Le médecin de l’hôpital a donné l’autorisation pour qu’elles puissent faire le voyage jusqu’à Abidjan. L’expédition, composée de trois voitures et deux ambulances, l’une de l’Hôpital Saint Jean-Baptiste de Bodo, l’autre du Centre Médico-Social de Yamoussoukro, était accompagné par le Directeur Départemental de la Santé.

Les blessées étaient attendues à la clinique Farah, de Marcory pour être examinées. L’abbé Sanchez et l’abbé Pujol sont venus pour leur donner la Communion et pour s’intéresser à leur état de santé. Les jeunes filles étaient très reconnaissantes. Après les examens, trois d’entre elles sont restées hospitalisées pour des examens complémentaires ; la docteur Segla et deux autres dames sont restées avec elles ; les autres sont allées à Marahoué où elles ont rejoint le groupe qui avait voyagé dans le car qui n’a pas fait d’accident.

Tout cela dit,la docteur montre à quel point l’Œuvre est une famille. Le dévouement des directrices (celles qui étaient sur place et celles qui collaboraient depuis « l’arrière-garde ») était évident ; il fallait s’occuper de beaucoup de choses : la communication avec les familles, le déplacement des blessées, les démarches administratives, avec les difficultés de la présence de deux langues et la distance entre Abidjan et Yamoussoukro… Et tout vécu avec simplicité, discrétion, efficacité, en gardant toujours le sourire et en transmettant un climat de paix.

Les détails que les jeunes filles racontaient de ces dernières heures qu’elles avaient passées avec Teresa montraient sa simplicité, sa piété, son désir de rendre la vie agréable aux autres, sa joie permanente. De l’avis de Dr Segla, la sérénité des jeunes filles était aussi un reflet de la sainteté simple de Teresa, « la sainteté du saint de la porte d’à côté », comme dit le Pape.

Un autre point qu’elle souligne est le voyage éclair (à peine douze heures) des deux directrices du collège qui sont venues pour soutenir leurs élèves et leur tenir compagnie.

La conclusion de son témoignage : « nous pleurons parce que Teresa nous a quittées de façon brutale et inattendue, mais nous ne perdons pas la joie parce que nous sommes convaincues qu’elle est au Ciel et que, là où elle est, elle aidera davantage ces jeunes filles pour lesquelles elle a donné sa vie et aidera davantage la Côte d’Ivoire qu’elle aimait tant.

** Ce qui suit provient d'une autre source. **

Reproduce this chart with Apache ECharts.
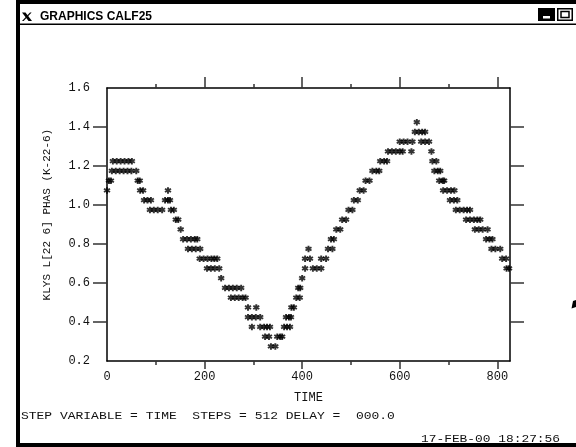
<!DOCTYPE html>
<html><head><meta charset="utf-8">
<script src="https://cdn.jsdelivr.net/npm/echarts@6.0.0/dist/echarts.min.js"></script>
<style>html,body{margin:0;padding:0;background:#fff}#c{width:576px;height:447px}</style>
</head><body><div id="c"></div>
<script>
// ---- data ----
const xMax = 826;
const xMajorTicks = [200, 400, 600, 800];
const xMinorTicks = [100, 300, 500, 700];
const xTickLabels = [0, 200, 400, 600, 800];
const yTickLabels = [0.2, 0.4, 0.6, 0.8, 1.0, 1.2, 1.4, 1.6];
const yTicks = [0.4, 0.6, 0.8, 1.0, 1.2, 1.4];

// [TIME, KLYS L[22 6] PHAS]
const descent = [
  [0,1.075],[4,1.125],[8,1.125],
  [10,1.175],[18,1.175],[26,1.175],[34,1.175],[42,1.175],[50,1.175],[60,1.175],
  [12,1.225],[20,1.225],[28,1.225],[36,1.225],[44,1.225],[51,1.225],
  [63,1.125],[67,1.125],[68,1.075],[74,1.075],
  [76,1.025],[83,1.025],[90,1.025],
  [88,0.975],[96,0.975],[104,0.975],[113,0.975],
  [119,1.025],[125,1.025],[129,1.025],[125,1.075],
  [131,0.975],[137,0.975],[141,0.925],[146,0.925],[151,0.875],
  [156,0.825],[164,0.825],[172,0.825],[180,0.825],[185,0.825],
  [166,0.775],[174,0.775],[182,0.775],[191,0.775],
  [190,0.725],[198,0.725],[206,0.725],[214,0.725],[220,0.725],[226,0.725],
  [205,0.675],[213,0.675],[221,0.675],[230,0.675],[234,0.625],
  [242,0.575],[250,0.575],[258,0.575],[266,0.575],[275,0.575],
  [254,0.525],[262,0.525],[270,0.525],[278,0.525],[284,0.525],
  [289,0.475],[306,0.475],
  [289,0.425],[297,0.425],[305,0.425],[314,0.425],
  [297,0.375],[314,0.375],[322,0.375],[328,0.375],[334,0.375],
  [324,0.325],[332,0.325],[336,0.275],[345,0.275]
];
const rise = [
  [349,0.325],[355,0.325],[359,0.325],
  [363,0.375],[369,0.375],[375,0.375],
  [367,0.425],[373,0.425],[377,0.425],
  [378,0.475],[383,0.475],[388,0.525],[395,0.525],
  [392,0.575],[396,0.575],[400,0.625],
  [406,0.675],[422,0.675],[430,0.675],[439,0.675],
  [406,0.725],[416,0.725],[439,0.725],[449,0.725],
  [413,0.775],[453,0.775],[462,0.775],
  [459,0.825],[465,0.825],[470,0.875],[478,0.875],
  [482,0.925],[490,0.925],[495,0.975],[503,0.975],
  [506,1.025],[514,1.025],[518,1.075],[526,1.075],
  [530,1.125],[538,1.125],[544,1.175],[552,1.175],[558,1.175],
  [560,1.225],[568,1.225],[574,1.225],
  [576,1.275],[584,1.275],[592,1.275],[600,1.275],[606,1.275],[624,1.275],
  [600,1.325],[608,1.325],[616,1.325],[626,1.325],
  [631,1.375],[639,1.375],[646,1.375],[652,1.375],[635,1.425]
];
const fall = [
  [644,1.325],[652,1.325],[660,1.325],[665,1.275],
  [667,1.225],[675,1.225],
  [671,1.175],[678,1.175],[683,1.175],
  [681,1.125],[688,1.125],[691,1.125],
  [689,1.075],[697,1.075],[705,1.075],[712,1.075],
  [703,1.025],[711,1.025],[718,1.025],
  [715,0.975],[723,0.975],[731,0.975],[738,0.975],[744,0.975],
  [736,0.925],[744,0.925],[752,0.925],[759,0.925],[765,0.925],
  [754,0.875],[762,0.875],[770,0.875],[780,0.875],
  [777,0.825],[784,0.825],[790,0.825],
  [788,0.775],[796,0.775],[806,0.775],
  [810,0.725],[818,0.725],[819,0.675],[824,0.675]
];

// ---- chart ----
const STAR = 'path://M36 0L64 0L64 100L36 100Z' +
  'M14 12.9L100 62.9L86 87.1L0 37.1Z' +
  'M86 12.9L100 37.1L14 87.1L0 62.9Z';
const MONO = 'Liberation Mono';
const tickStyle = {color: '#333', width: 1.5};
const boxLine = {show: true, onZero: false, lineStyle: {color: '#000', width: 1.5}};
const gridRect = {left: 107, right: 66, top: 88, bottom: 86};

const chart = echarts.init(document.getElementById('c'), null, {renderer: 'canvas'});
chart.setOption({
  animation: false,
  backgroundColor: '#fff',
  grid: [Object.assign({}, gridRect), Object.assign({}, gridRect)],
  xAxis: [
    {type: 'value', gridIndex: 0, position: 'bottom', min: 0, max: xMax,
     axisLine: boxLine,
     axisTick: {show: true, customValues: xMajorTicks, length: 8, lineStyle: tickStyle},
     axisLabel: {customValues: xTickLabels, margin: 10, fontFamily: MONO, fontSize: 12, color: '#111'},
     splitLine: {show: false},
     name: 'TIME', nameLocation: 'middle', nameGap: 31,
     nameTextStyle: {fontFamily: MONO, fontSize: 12, color: '#111'}},
    {type: 'value', gridIndex: 0, position: 'top', min: 0, max: xMax,
     axisLine: boxLine,
     axisTick: {show: true, customValues: xMajorTicks, length: 11, lineStyle: tickStyle},
     axisLabel: {show: false}, splitLine: {show: false}},
    {type: 'value', gridIndex: 1, position: 'bottom', min: 0, max: xMax,
     axisLine: {show: false},
     axisTick: {show: true, customValues: xMinorTicks, length: 4, lineStyle: tickStyle},
     axisLabel: {show: false}, splitLine: {show: false}},
    {type: 'value', gridIndex: 1, position: 'top', min: 0, max: xMax,
     axisLine: {show: false},
     axisTick: {show: true, customValues: xMinorTicks, length: 4, lineStyle: tickStyle},
     axisLabel: {show: false}, splitLine: {show: false}}
  ],
  yAxis: [
    {type: 'value', gridIndex: 0, position: 'left', min: 0.2, max: 1.6, interval: 0.2,
     axisLine: boxLine,
     axisTick: {show: true, customValues: yTicks, length: 14, lineStyle: tickStyle},
     axisLabel: {customValues: yTickLabels, margin: 17, fontFamily: MONO, fontSize: 12, color: '#111',
                 formatter: v => Number(v).toFixed(1)},
     splitLine: {show: false},
     name: '   KLYS L[22 6] PHAS (K-22-6)', nameLocation: 'middle', nameRotate: 90, nameGap: 54,
     nameTextStyle: {fontFamily: MONO, fontSize: 11, color: '#111'}},
    {type: 'value', gridIndex: 0, position: 'right', min: 0.2, max: 1.6, interval: 0.2,
     axisLine: boxLine,
     axisTick: {show: true, customValues: yTicks, length: 14, lineStyle: tickStyle},
     axisLabel: {show: false}, splitLine: {show: false}},
    {type: 'value', gridIndex: 1, min: 0.2, max: 1.6, show: false}
  ],
  series: [
    {type: 'scatter', xAxisIndex: 0, yAxisIndex: 0, data: descent.concat(rise, fall),
     symbol: STAR, symbolSize: [7, 6.5], itemStyle: {color: '#000'}, silent: true}
  ],
  graphic: [
    // window frame
    {type: 'rect', shape: {x: 16, y: 0, width: 560, height: 4}, style: {fill: '#000'}},
    {type: 'rect', shape: {x: 16, y: 0, width: 4, height: 447}, style: {fill: '#000'}},
    {type: 'rect', shape: {x: 16, y: 443, width: 560, height: 4}, style: {fill: '#000'}},
    {type: 'rect', shape: {x: 20, y: 23.5, width: 556, height: 1.5}, style: {fill: '#000'}},
    // X logo
    {type: 'polygon', shape: {points: [[22,12.5],[25.5,12.5],[32,21],[28.5,21]]}, style: {fill: '#000'}},
    {type: 'polygon', shape: {points: [[30,12.5],[31.6,12.5],[23.6,21],[22,21]]}, style: {fill: '#000'}},
    {type: 'text', x: 40, y: 16.5,
     style: {text: 'GRAPHICS CALF25', font: 'bold 12px "Liberation Sans"', fill: '#000',
             align: 'left', verticalAlign: 'middle', textAlign: 'left', textVerticalAlign: 'middle'}},
    // window buttons
    {type: 'rect', shape: {x: 538, y: 8, width: 17, height: 13}, style: {fill: '#000'}},
    {type: 'rect', shape: {x: 543, y: 16, width: 7, height: 2.5}, style: {fill: '#fff'}},
    {type: 'rect', shape: {x: 557, y: 8, width: 16, height: 13}, style: {fill: '#000'}},
    {type: 'rect', shape: {x: 558.5, y: 9.5, width: 13, height: 10}, style: {fill: '#fff'}},
    {type: 'rect', shape: {x: 561, y: 11.5, width: 8, height: 6}, style: {fill: '#fff', stroke: '#000', lineWidth: 1.5}},
    // fragment at right edge
    {type: 'polygon', shape: {points: [[573,301],[576,300],[576,307],[571.5,308.5]]}, style: {fill: '#000'}},
    // footer
    {type: 'text', x: 21, y: 416, scaleX: 1.18,
     style: {text: 'STEP VARIABLE = TIME  STEPS = 512 DELAY =  000.0', font: '11px "Liberation Mono"', fill: '#111',
             align: 'left', verticalAlign: 'middle', textAlign: 'left', textVerticalAlign: 'middle'}},
    {type: 'text', x: 421, y: 439.5, scaleX: 1.17,
     style: {text: '17-FEB-00 18:27:56', font: '11px "Liberation Mono"', fill: '#111',
             align: 'left', verticalAlign: 'middle', textAlign: 'left', textVerticalAlign: 'middle'}}
  ]
});
</script>
</body></html>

Juan Cardona, un autre frère de Teresa, a publié un article dans« La Vanguardia » de Barcelone. Deux paragraphes de son témoignage peuvent servir pour clore ce compte-rendu (la traduction est nôtre) :

On dit que le visage est le reflet de l’âme. Dans le cas de Teresa, son visage était un sourire énorme, celui qui a captivé ces jours-ci des milliers de personnes du monde entier, qui l’ont connue par les médias de communication. Nous qui l’avons bien connue, nous savons ce qu’il y avait derrière ce sourire : une vie de service aux autres, mue par son grand amour de Dieu et des personnes les plus indigentes.

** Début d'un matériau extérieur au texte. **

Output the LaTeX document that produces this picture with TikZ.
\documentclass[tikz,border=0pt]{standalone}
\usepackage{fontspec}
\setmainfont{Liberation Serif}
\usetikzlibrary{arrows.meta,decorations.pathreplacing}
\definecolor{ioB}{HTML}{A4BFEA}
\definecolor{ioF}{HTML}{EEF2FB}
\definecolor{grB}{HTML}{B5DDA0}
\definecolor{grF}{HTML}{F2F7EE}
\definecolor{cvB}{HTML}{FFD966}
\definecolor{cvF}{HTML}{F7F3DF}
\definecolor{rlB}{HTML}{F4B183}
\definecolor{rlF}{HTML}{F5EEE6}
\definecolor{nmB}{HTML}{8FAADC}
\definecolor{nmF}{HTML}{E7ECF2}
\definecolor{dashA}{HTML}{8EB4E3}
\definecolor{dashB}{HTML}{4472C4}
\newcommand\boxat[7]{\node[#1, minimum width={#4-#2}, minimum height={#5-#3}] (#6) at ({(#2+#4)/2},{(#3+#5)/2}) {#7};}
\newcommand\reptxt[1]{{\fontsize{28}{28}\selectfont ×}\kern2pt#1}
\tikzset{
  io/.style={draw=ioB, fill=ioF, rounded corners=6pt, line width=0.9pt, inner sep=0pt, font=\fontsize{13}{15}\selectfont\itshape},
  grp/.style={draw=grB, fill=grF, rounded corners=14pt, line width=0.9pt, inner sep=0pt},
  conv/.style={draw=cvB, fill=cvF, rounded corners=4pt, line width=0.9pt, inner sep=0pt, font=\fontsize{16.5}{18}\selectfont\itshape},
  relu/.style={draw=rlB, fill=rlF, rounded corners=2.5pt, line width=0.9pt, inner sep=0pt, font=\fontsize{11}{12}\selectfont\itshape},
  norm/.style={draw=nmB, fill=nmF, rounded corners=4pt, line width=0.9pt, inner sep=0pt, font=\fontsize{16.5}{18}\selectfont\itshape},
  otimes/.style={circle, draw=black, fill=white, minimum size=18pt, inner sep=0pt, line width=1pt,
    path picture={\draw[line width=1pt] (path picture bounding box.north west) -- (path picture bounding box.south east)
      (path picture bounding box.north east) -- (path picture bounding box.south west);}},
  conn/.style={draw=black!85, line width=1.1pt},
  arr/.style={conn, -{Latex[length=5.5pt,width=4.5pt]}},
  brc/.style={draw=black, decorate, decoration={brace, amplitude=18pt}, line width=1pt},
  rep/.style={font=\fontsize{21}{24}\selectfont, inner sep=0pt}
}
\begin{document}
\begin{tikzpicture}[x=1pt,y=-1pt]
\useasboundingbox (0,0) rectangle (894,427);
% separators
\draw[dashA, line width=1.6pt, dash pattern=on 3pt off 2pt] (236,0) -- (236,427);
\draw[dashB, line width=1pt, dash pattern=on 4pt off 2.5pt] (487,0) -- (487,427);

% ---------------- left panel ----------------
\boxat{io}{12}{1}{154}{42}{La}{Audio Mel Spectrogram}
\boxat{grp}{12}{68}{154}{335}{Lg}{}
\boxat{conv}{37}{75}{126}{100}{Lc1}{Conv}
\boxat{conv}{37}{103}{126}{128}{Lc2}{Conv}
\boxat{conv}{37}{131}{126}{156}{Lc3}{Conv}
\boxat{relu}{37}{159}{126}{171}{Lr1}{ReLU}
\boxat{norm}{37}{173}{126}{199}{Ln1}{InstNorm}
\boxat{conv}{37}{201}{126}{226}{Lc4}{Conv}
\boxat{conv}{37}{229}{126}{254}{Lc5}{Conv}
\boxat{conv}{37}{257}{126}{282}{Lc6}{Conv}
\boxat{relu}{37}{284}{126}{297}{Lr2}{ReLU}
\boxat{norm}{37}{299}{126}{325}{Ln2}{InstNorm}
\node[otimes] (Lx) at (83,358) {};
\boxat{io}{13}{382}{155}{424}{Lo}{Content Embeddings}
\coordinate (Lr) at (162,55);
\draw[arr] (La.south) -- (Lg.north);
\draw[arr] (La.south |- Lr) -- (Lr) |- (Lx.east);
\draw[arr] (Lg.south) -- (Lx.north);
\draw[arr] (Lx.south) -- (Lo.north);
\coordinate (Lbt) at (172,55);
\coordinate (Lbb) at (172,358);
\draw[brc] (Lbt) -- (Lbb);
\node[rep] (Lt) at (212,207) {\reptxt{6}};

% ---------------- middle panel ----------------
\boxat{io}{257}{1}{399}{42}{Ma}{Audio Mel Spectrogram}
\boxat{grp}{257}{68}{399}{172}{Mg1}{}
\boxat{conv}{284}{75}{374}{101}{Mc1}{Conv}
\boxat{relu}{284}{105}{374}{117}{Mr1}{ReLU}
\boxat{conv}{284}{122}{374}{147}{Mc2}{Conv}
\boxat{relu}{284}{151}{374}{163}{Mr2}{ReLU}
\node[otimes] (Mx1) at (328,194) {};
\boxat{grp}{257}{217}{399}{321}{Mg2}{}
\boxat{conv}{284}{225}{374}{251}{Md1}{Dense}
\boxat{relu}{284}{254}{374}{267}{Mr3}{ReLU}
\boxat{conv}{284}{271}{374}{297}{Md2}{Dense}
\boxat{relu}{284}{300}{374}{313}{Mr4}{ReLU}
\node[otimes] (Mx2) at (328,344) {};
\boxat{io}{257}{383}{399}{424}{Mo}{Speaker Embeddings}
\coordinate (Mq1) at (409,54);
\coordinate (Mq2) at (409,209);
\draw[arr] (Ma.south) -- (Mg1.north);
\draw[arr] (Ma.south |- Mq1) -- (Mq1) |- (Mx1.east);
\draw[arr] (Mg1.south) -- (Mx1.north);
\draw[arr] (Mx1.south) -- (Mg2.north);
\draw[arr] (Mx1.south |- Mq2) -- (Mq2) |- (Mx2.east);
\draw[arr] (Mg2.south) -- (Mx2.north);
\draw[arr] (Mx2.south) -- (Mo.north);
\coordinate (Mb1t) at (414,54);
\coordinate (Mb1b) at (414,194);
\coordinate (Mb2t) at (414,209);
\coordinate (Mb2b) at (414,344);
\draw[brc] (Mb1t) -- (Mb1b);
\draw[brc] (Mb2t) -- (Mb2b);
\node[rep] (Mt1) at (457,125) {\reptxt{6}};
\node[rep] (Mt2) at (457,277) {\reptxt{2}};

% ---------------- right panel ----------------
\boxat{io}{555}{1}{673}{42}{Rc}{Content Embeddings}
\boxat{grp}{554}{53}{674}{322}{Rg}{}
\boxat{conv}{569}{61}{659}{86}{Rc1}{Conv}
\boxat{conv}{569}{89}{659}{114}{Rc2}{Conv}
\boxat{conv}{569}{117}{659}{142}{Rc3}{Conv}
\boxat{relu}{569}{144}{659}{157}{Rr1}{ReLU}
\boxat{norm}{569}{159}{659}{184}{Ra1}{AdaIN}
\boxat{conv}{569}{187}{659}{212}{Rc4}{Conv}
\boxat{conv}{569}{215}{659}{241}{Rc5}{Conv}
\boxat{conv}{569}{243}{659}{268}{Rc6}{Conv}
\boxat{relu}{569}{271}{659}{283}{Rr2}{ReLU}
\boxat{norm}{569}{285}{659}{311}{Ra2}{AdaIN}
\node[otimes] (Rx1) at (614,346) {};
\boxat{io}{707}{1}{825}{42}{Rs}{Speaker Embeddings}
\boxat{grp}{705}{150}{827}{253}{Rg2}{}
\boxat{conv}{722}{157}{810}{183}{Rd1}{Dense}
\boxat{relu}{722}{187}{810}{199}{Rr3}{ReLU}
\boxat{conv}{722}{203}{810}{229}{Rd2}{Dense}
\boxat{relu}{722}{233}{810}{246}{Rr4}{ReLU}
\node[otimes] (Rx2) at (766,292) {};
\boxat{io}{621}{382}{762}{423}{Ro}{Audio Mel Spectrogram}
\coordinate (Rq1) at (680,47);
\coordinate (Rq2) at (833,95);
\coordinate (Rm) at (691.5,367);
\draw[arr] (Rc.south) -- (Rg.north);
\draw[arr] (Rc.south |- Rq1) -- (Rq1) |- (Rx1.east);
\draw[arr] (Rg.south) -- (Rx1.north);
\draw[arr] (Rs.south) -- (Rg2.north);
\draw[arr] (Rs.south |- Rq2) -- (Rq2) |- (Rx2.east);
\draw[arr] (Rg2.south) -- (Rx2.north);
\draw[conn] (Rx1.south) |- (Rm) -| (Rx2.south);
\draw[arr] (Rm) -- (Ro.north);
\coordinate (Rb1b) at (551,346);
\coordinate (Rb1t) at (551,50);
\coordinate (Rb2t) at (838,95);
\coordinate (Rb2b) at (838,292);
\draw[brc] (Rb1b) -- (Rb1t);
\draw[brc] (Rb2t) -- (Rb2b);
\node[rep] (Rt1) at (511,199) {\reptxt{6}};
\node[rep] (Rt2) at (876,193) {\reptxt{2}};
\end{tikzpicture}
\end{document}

Sa profonde confiance en Dieu a été le fil conducteur de sa vie : dans la formation des adolescents, dans l’attention à leur famille, dans l’affection avec laquelle elle s’occupait de ses parents et dans sa vie de tous les jours. De là jaillissaient son humilité, sa générosité et sa joie, avec lesquelles elle a entraîné tant de personnes, toujours de façon anonyme et sans attirer l’attention, comme une de plus parmi d’autres.